Let op: de website is verhuisd naar fritsvanderwaa.nl

de Volkskrant, Kunst & Cultuur, 18 augustus 2005 (pagina K14)

Schwanengesang dat evenknie niet snel vindt

Beethoven: An die ferne Geliebte; Schubert: Schwanengesang. Matthias Goerne, bariton, en Alfred Brendel, piano. Decca.

Wat de Amsterdamse Kleine Zaal is voor Nederland, is de Wigmore Hall in Londen voor Engeland: de plek waar je opgetreden moet hebben, wil je als musicus meetellen. Dat doen pianist Alfred Brendel en bariton Matthias Goerne. Op 5 en 7 november 2003 brachten ze er een juweel van een programma: de liedcyclus An die ferne Geliebte van Beethoven, gevolgd door Schuberts Schwanengesang. Decca was erbij, en heeft de optredens gedistilleerd tot een cd die niet snel zijn evenknie zal vinden.

Brendel was op het tijdstip van deze opname twee maal zo oud als Goerne (respectievelijk 72 en 36), maar het tweetal levert interpretaties van een tijdloze volgroeidheid. Aan Goernes klassieke stemtechniek en uiterst verfijnde tekstbehandeling is te horen dat hij bij Dietrich Fischer-Dieskau en Elisabeth Schwarzkopf in de leer is geweest, maar hij drukt uiteraard zijn eigen stempel op de muziek. Het zwaartepunt ligt op Schuberts Schwanengesang. Met name de tweede reeks liederen op Heine-teksten krijgt bij Goerne prangend gestalte, nu eens teder, dan weer geperturbeerd. Vooral het sinistere sluitstuk Der Doppelgänger verleent hij in een tijdsbestek van slechts vier minuten een enorme beeldende kracht.

Fauré: The Complete Songs I: Au bord de l'eau. Graham Johnson, Felicity Lott, Jennifer Smith, Christopher Maltman, Stephen Varcoe e.a. Hyperion.

Het label Hyperion heeft zich speciaal toegelegd op het uitgeven van complete lied-oeuvres. Tot de wapenfeiten behoren al grote reeksen met het werk van Schubert en Schumann, alsook van een aantal Franse componisten. Drijvende kracht achter deze onderneming is de pianist Graham Johnson, die nu zijn schouders onder de liederen van Gabriel Fauré heeft gezet. Die collectie is te overzien: ze past op vier cd's.

Het aardige is dat Johnson een indeling op thema's heeft gemaakt, waarbij elk van de vier cd's toch een representatief en chronologisch beeld van Faurés liedkunst geeft.
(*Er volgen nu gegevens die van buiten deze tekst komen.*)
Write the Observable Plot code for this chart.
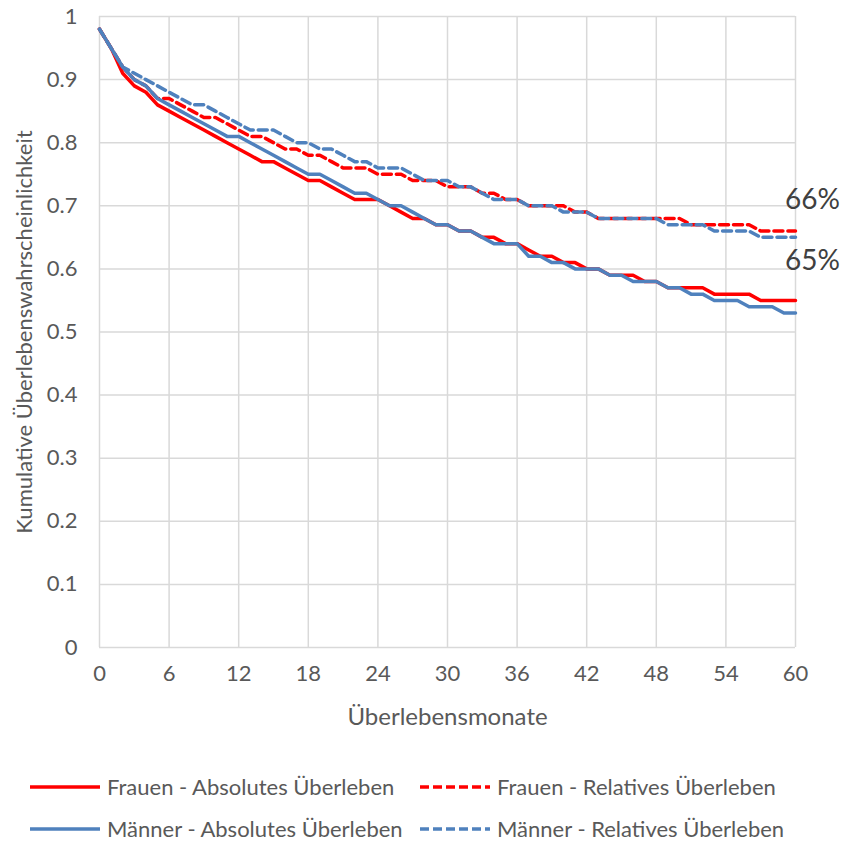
<!DOCTYPE html>
<html>
<head>
<meta charset="utf-8">
<script src="https://cdn.jsdelivr.net/npm/d3@7"></script>
<script src="https://cdn.jsdelivr.net/npm/@observablehq/plot@0.6"></script>
<style>
  html, body { margin: 0; padding: 0; background: #fff; }
  #wrap { position: relative; width: 841px; height: 842px; font-family: Lato, "Open Sans", sans-serif; overflow: hidden; }
  .legend-item { position: absolute; display: flex; align-items: center; font-size: 22px; line-height: 22px; color: #595959; white-space: nowrap; }
  .legend-item svg { margin-right: 7px; }
</style>
</head>
<body>
<div id="wrap"></div>
<script>
const months = d3.range(0, 61);
const xTicks = [0, 6, 12, 18, 24, 30, 36, 42, 48, 54, 60];
const yTicks = [0, 0.1, 0.2, 0.3, 0.4, 0.5, 0.6, 0.7, 0.8, 0.9, 1];

const seriesNames = [
  "Frauen - Absolutes Überleben",
  "Frauen - Relatives Überleben",
  "Männer - Absolutes Überleben",
  "Männer - Relatives Überleben"
];

const frauenAbsolut = [0.98,0.95,0.91,0.89,0.88,0.86,0.85,0.84,0.83,0.82,0.81,0.80,0.79,0.78,0.77,0.77,0.76,0.75,0.74,0.74,0.73,0.72,0.71,0.71,0.71,0.70,0.69,0.68,0.68,0.67,0.67,0.66,0.66,0.65,0.65,0.64,0.64,0.63,0.62,0.62,0.61,0.61,0.60,0.60,0.59,0.59,0.59,0.58,0.58,0.57,0.57,0.57,0.57,0.56,0.56,0.56,0.56,0.55,0.55,0.55,0.55];
const frauenRelativ = [0.98,0.95,0.92,0.90,0.89,0.87,0.87,0.86,0.85,0.84,0.84,0.83,0.82,0.81,0.81,0.80,0.79,0.79,0.78,0.78,0.77,0.76,0.76,0.76,0.75,0.75,0.75,0.74,0.74,0.74,0.73,0.73,0.73,0.72,0.72,0.71,0.71,0.70,0.70,0.70,0.70,0.69,0.69,0.68,0.68,0.68,0.68,0.68,0.68,0.68,0.68,0.67,0.67,0.67,0.67,0.67,0.67,0.66,0.66,0.66,0.66];
const maennerAbsolut = [0.98,0.95,0.92,0.90,0.89,0.87,0.86,0.85,0.84,0.83,0.82,0.81,0.81,0.80,0.79,0.78,0.77,0.76,0.75,0.75,0.74,0.73,0.72,0.72,0.71,0.70,0.70,0.69,0.68,0.67,0.67,0.66,0.66,0.65,0.64,0.64,0.64,0.62,0.62,0.61,0.61,0.60,0.60,0.60,0.59,0.59,0.58,0.58,0.58,0.57,0.57,0.56,0.56,0.55,0.55,0.55,0.54,0.54,0.54,0.53,0.53];
const maennerRelativ = [0.98,0.95,0.92,0.91,0.90,0.89,0.88,0.87,0.86,0.86,0.85,0.84,0.83,0.82,0.82,0.82,0.81,0.80,0.80,0.79,0.79,0.78,0.77,0.77,0.76,0.76,0.76,0.75,0.74,0.74,0.74,0.73,0.73,0.72,0.71,0.71,0.71,0.70,0.70,0.70,0.69,0.69,0.69,0.68,0.68,0.68,0.68,0.68,0.68,0.67,0.67,0.67,0.67,0.66,0.66,0.66,0.66,0.65,0.65,0.65,0.65];

const endLabels = ["66%", "65%"];

const colors = ["#ff0000", "#ff0000", "#4f81bd", "#4f81bd"];
const dashes = [null, "9,5", null, "9,5"];
const allValues = [frauenAbsolut, frauenRelativ, maennerAbsolut, maennerRelativ];

const rows = [];
allValues.forEach((vals, si) => {
  months.forEach((m, i) => rows.push({ series: seriesNames[si], month: m, value: vals[i] }));
});

const lineMarks = seriesNames.map((name, si) =>
  Plot.line(rows.filter(r => r.series === name), {
    x: "month", y: "value",
    stroke: colors[si], strokeWidth: 3.5,
    strokeDasharray: dashes[si] || undefined,
    strokeLinejoin: "round"
  })
);

const last = months.length - 1;
const labelData = [
  { month: months[last], value: frauenRelativ[last], text: endLabels[0] },
  { month: months[last], value: maennerRelativ[last], text: endLabels[1] }
];

const chart = Plot.plot({
  width: 841,
  height: 740,
  marginLeft: 99,
  marginRight: 46,
  marginTop: 16,
  marginBottom: 93,
  style: { fontFamily: "Lato, 'Open Sans', sans-serif", fontSize: "22px", color: "#595959", background: "#fff", overflow: "visible" },
  x: { domain: [0, 60], ticks: xTicks, label: null },
  y: { domain: [0, 1], ticks: yTicks, label: null },
  marks: [
    Plot.gridX(xTicks, { stroke: "#d9d9d9", strokeOpacity: 1, strokeWidth: 1.5 }),
    Plot.gridY(yTicks, { stroke: "#d9d9d9", strokeOpacity: 1, strokeWidth: 1.5 }),
    Plot.axisX(xTicks, { tickSize: 0, tickPadding: 18, fontSize: 22, fill: "#595959", label: null }),
    Plot.axisY(yTicks, { tickSize: 0, tickPadding: 22, fontSize: 22, fill: "#595959", label: null, tickFormat: d => String(d) }),
    Plot.text(["Überlebensmonate"], { frameAnchor: "bottom", dy: 70, fontSize: 24, fill: "#595959", lineAnchor: "middle" }),
    Plot.text(["Kumulative Überlebenswahrscheinlichkeit"], { frameAnchor: "left", dx: -75, rotate: -90, fontSize: 22, fill: "#595959", textAnchor: "middle" }),
    ...lineMarks,
    Plot.text(labelData.slice(0, 1), { x: "month", y: "value", text: "text", dx: 17, dy: -31, fontSize: 28, fill: "#404040" }),
    Plot.text(labelData.slice(1, 2), { x: "month", y: "value", text: "text", dx: 17, dy: 24, fontSize: 28, fill: "#404040" })
  ]
});

const wrap = document.getElementById("wrap");
chart.style.position = "absolute";
chart.style.left = "0px";
chart.style.top = "0px";
wrap.appendChild(chart);

const legendPos = [
  { left: 30, top: 787 },
  { left: 420, top: 787 },
  { left: 30, top: 829 },
  { left: 420, top: 829 }
];
seriesNames.forEach((name, si) => {
  const item = document.createElement("div");
  item.className = "legend-item";
  item.style.left = legendPos[si].left + "px";
  item.style.top = (legendPos[si].top - 11) + "px";
  item.style.height = "22px";
  const dash = dashes[si] ? `stroke-dasharray="9,4"` : "";
  item.innerHTML = `<svg width="70" height="10"><line x1="0" x2="70" y1="5" y2="5" stroke="${colors[si]}" stroke-width="3.5" ${dash}></line></svg><span>${name}</span>`;
  wrap.appendChild(item);
});
</script>
</body>
</html>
Zo is de eerste cd geheel gewijd aan liederen die met water van doen hebben; gezien de vele verklankingen van golven, stromen, rimpelingen, kabbeltjes en plonsjes is dat een grote voorliefde van Fauré geweest.

Kenmerkend voor al deze liederen is een grote ingekeerdheid. De onbestemde, bijna richtingloze harmonieën vinden een bekroning in de vier uiterst delicate liederen van Mirages uit 1919. Ondanks hun overwegend Engelse komaf doen de acht deelnemende zangers het uitstekend, al is het vibrato van Jennifer Smith wateriger dan het onderwerp rechtvaardigt. Uit de uitvoerige toelichtingen, geschreven door Johnson zelf, spreekt een even grote liefde voor deze muziek als uit zijn eloquente begeleiding.

Jonathan Lemalu: Opera Arias. EMI.

De Nieuw-Zeelandse bas-bariton Jonathan Lemalu is nog geen dertig, en heeft zo te horen een mooie toekomst voor zich. Morgenavond is dat aan de praktijk te toetsen, want zingt hij Mahlers Des Knaben Wunderhorn in het Amsterdamse Concertgebouw. Hij wordt dan geruggesteund door het New Zealand Symphony Orchestra en dirigent Jontatan Judd, net als op deze cd met opera-aria's. Het is jammer dat in het bijgaande boekje Lemalu's aanleg voor komische rollen zo breed wordt uitgemeten, want juist de karaktertekening van Leporello, Papageno, Bartolo en andere helden van Mozart en Rossini had wel een sprankje meer humor kunnen gebruiken. Het neemt niet weg dat Lemalu een warmdoorbloede stem heeft, benevens een goed gevoel voor dramatische spanning, zoals in aria's van Tsjaikovski, Gounod, Boito en Verdi te horen is. De cd besluit met Die Frist ist um uit Wagners Fliegende Holländer, een lijvig extraatje dat Lemalu met glans doorstaat.